▸ **Aim**
Scan the material and copy every line in which "Apache" appears.

▸ **Charts and diagrams as code**
===============

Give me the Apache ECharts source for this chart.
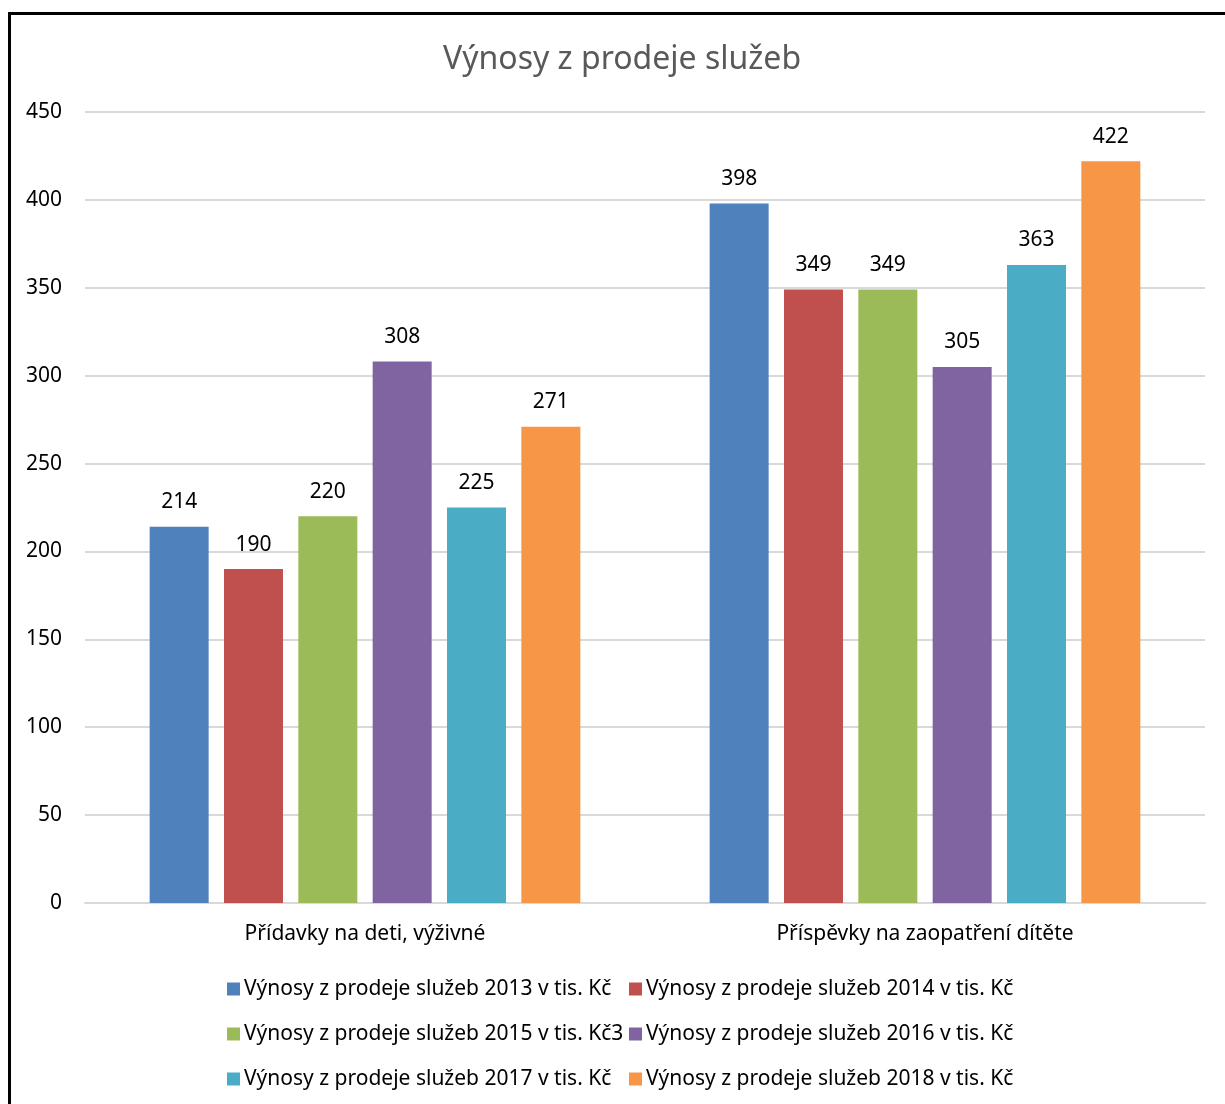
<!DOCTYPE html>
<html>
<head>
<meta charset="utf-8">
<script src="https://cdn.jsdelivr.net/npm/echarts@6/dist/echarts.min.js"></script>
<style>
html,body{margin:0;padding:0;background:#fff;}
#chart{width:1225px;height:1104px;}
</style>
</head>
<body>
<div id="chart"></div>
<script>
const categories = ['Přídavky na deti, výživné', 'Příspěvky na zaopatření dítěte'];
const seriesNames = [
  'Výnosy z prodeje služeb 2013 v tis. Kč',
  'Výnosy z prodeje služeb 2014 v tis. Kč',
  'Výnosy z prodeje služeb 2015 v tis. Kč3',
  'Výnosy z prodeje služeb 2016 v tis. Kč',
  'Výnosy z prodeje služeb 2017 v tis. Kč',
  'Výnosy z prodeje služeb 2018 v tis. Kč'
];
const v2013 = [214, 398];
const v2014 = [190, 349];
const v2015 = [220, 349];
const v2016 = [308, 305];
const v2017 = [225, 363];
const v2018 = [271, 422];
const colors = ['#4F81BD', '#C0504D', '#9BBB59', '#8064A2', '#4BACC6', '#F79646'];
const values = [v2013, v2014, v2015, v2016, v2017, v2018];

const FONT = '"Noto Sans", sans-serif';
const chart = echarts.init(document.getElementById('chart'), null, {renderer: 'canvas'});

const series = seriesNames.map((name, i) => ({
  name: name,
  type: 'bar',
  data: values[i],
  barWidth: 59,
  barGap: '26%',
  itemStyle: {color: colors[i]},
  label: {
    show: true,
    position: 'top',
    distance: 14,
    color: '#000',
    fontSize: 21,
    fontFamily: FONT
  }
}));

const legendCommon = {
  orient: 'vertical',
  itemWidth: 13,
  itemHeight: 13,
  itemGap: 21,
  icon: 'rect',
  textStyle: {fontSize: 21, fontFamily: FONT, color: '#000', lineHeight: 24, padding: [0, 0, 0, -1]},
  padding: 0
};

chart.setOption({
  animation: false,
  backgroundColor: '#fff',
  title: {
    text: 'Výnosy z prodeje služeb',
    left: 443,
    top: 44,
    padding: 0,
    textStyle: {fontSize: 32, fontWeight: 'normal', color: '#595959', fontFamily: FONT}
  },
  graphic: [{
    type: 'rect',
    shape: {x: 9.5, y: 13.5, width: 1400, height: 1300},
    style: {fill: 'none', stroke: '#000', lineWidth: 3},
    silent: true,
    z: 100
  }],
  legend: [
    Object.assign({}, legendCommon, {left: 227, top: 977, data: [seriesNames[0], seriesNames[2], seriesNames[4]]}),
    Object.assign({}, legendCommon, {left: 629, top: 977, data: [seriesNames[1], seriesNames[3], seriesNames[5]]})
  ],
  grid: {left: 85, right: 20, top: 112, bottom: 201, containLabel: false},
  xAxis: {
    type: 'category',
    data: categories,
    axisLine: {lineStyle: {color: '#D9D9D9', width: 2}},
    axisTick: {show: false},
    axisLabel: {fontSize: 21, fontFamily: FONT, color: '#000', margin: 21}
  },
  yAxis: {
    type: 'value',
    min: 0,
    max: 450,
    interval: 50,
    axisLine: {show: false},
    axisTick: {show: false},
    axisLabel: {fontSize: 21, fontFamily: FONT, color: '#000', margin: 23},
    splitLine: {lineStyle: {color: '#D9D9D9', width: 2}}
  },
  series: series
});
</script>
</body>
</html>
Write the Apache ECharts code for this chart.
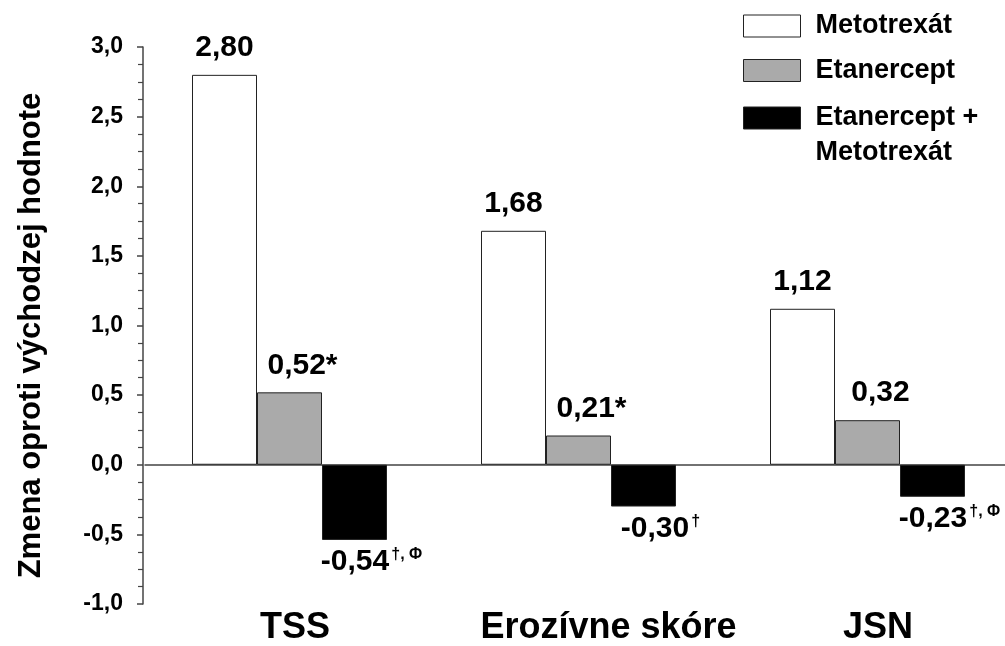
<!DOCTYPE html>
<html>
<head>
<meta charset="utf-8">
<script src="https://cdn.jsdelivr.net/npm/echarts@6/dist/echarts.min.js"></script>
<style>
html,body{margin:0;padding:0;background:#fff;}
#chart{width:1005px;height:646px;}
</style>
</head>
<body>
<div id="chart"></div>
<script>
// ---- data ----
const categories = ['TSS', 'Erozívne skóre', 'JSN'];
const seriesNames = ['Metotrexát', 'Etanercept', 'Etanercept + Metotrexát'];
const metotrexat = [2.80, 1.68, 1.12];
const etanercept = [0.52, 0.21, 0.32];
const kombinacia = [-0.54, -0.30, -0.23];
const etanerceptMarks = ['*', '*', ''];
const kombinaciaMarks = ['†, Φ', '†', '†, Φ'];
const yMin = -1.0, yMax = 3.0, yStep = 0.5;
const yAxisTitle = 'Zmena oproti východzej hodnote';

// ---- chart ----
const FONT = '"Liberation Sans", Arial, Helvetica, sans-serif';
const fmt2 = v => v.toFixed(2).replace('.', ',');
const chart = echarts.init(document.getElementById('chart'), null, {renderer: 'canvas'});

const richBase = {
  v: {fontFamily: FONT, fontWeight: 'bold', fontSize: 30, color: '#000'},
  s: {fontFamily: FONT, fontWeight: 'bold', fontSize: 16, color: '#000', verticalAlign: 'top', padding: [0, 0, 0, 2]}
};

function barSeries(name, values, color, marks, pos, dx) {
  return {
    name: name,
    type: 'bar',
    xAxisIndex: 0,
    barWidth: 65,
    barGap: '0%',
    itemStyle: {color: color, borderColor: '#222', borderWidth: 1},
    label: {
      show: true,
      position: pos,
      distance: pos === 'top' ? 12 : 7,
      offset: [dx, 0],
      rich: richBase,
      formatter: p => {
        const m = marks ? marks[p.dataIndex] : '';
        if (!m) return '{v|' + fmt2(p.value) + '}';
        if (m === '*') return '{v|' + fmt2(p.value) + '*}';
        return '{v|' + fmt2(p.value) + '}{s|' + m + '}';
      }
    },
    data: values
  };
}

const labelShift = [11, 60, 21]; // label padding used to nudge category names

const legendText = {fontFamily: FONT, fontWeight: 'bold', fontSize: 27, color: '#000', padding: [0, 0, 0, 10]};

const option = {
  animation: false,
  backgroundColor: '#fff',
  grid: {left: 145, top: 47, bottom: 42, width: 867, containLabel: false, outerBoundsMode: 'none'},
  legend: [
    {
      data: [seriesNames[0], seriesNames[1]],
      orient: 'vertical', left: 743, top: 11, padding: 0,
      itemWidth: 57, itemHeight: 22, itemGap: 14.5,
      selectedMode: false,
      icon: 'rect',
      itemStyle: {borderColor: '#222', borderWidth: 1},
      textStyle: Object.assign({lineHeight: 30}, legendText)
    },
    {
      data: [seriesNames[2]],
      orient: 'vertical', left: 743, top: 65.5, padding: 0,
      itemWidth: 57, itemHeight: 22,
      selectedMode: false,
      icon: 'rect',
      itemStyle: {borderColor: '#222', borderWidth: 1},
      formatter: () => ' \nEtanercept +\nMetotrexát',
      textStyle: Object.assign({lineHeight: 35}, legendText)
    }
  ],
  xAxis: [
    {
      type: 'category',
      data: categories,
      axisLine: {show: true, onZero: true, lineStyle: {color: '#444', width: 1.5}},
      axisTick: {show: false},
      axisLabel: {show: false},
      splitLine: {show: false}
    },
    {
      type: 'category',
      data: categories.map((c, i) => ({value: c, textStyle: {padding: [0, 0, 0, labelShift[i]]}})),
      position: 'bottom',
      axisLine: {show: false, onZero: false},
      axisTick: {show: false},
      axisLabel: {show: true, interval: 0, margin: 6, fontFamily: FONT, fontWeight: 'bold', fontSize: 36, color: '#000'},
      splitLine: {show: false}
    }
  ],
  yAxis: {
    type: 'value',
    min: yMin, max: yMax, interval: yStep,
    offset: 2,
    name: yAxisTitle,
    nameLocation: 'middle',
    nameGap: 96,
    nameTextStyle: {fontFamily: FONT, fontWeight: 'bold', fontSize: 31, color: '#000', padding: [0, 20, 0, 0]},
    axisLine: {show: true, lineStyle: {color: '#444', width: 1.5}},
    axisTick: {show: true, length: 6, lineStyle: {color: '#444', width: 1.5}},
    minorTick: {show: true, splitNumber: 4, length: 5, lineStyle: {color: '#444', width: 1.2}},
    axisLabel: {margin: 20, fontFamily: FONT, fontWeight: 'bold', fontSize: 23, color: '#000',
      formatter: v => v.toFixed(1).replace('.', ',')},
    splitLine: {show: false}
  },
  series: [
    barSeries(seriesNames[0], metotrexat, '#ffffff', null, 'top', 0),
    barSeries(seriesNames[1], etanercept, '#aaaaaa', etanerceptMarks, 'top', 13),
    barSeries(seriesNames[2], kombinacia, '#000000', kombinaciaMarks, 'bottom', 17)
  ]
};
chart.setOption(option);
</script>
</body>
</html>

===============

▸ **Result**
Give me the Apache ECharts source for this chart.
Write the Apache ECharts code for this chart.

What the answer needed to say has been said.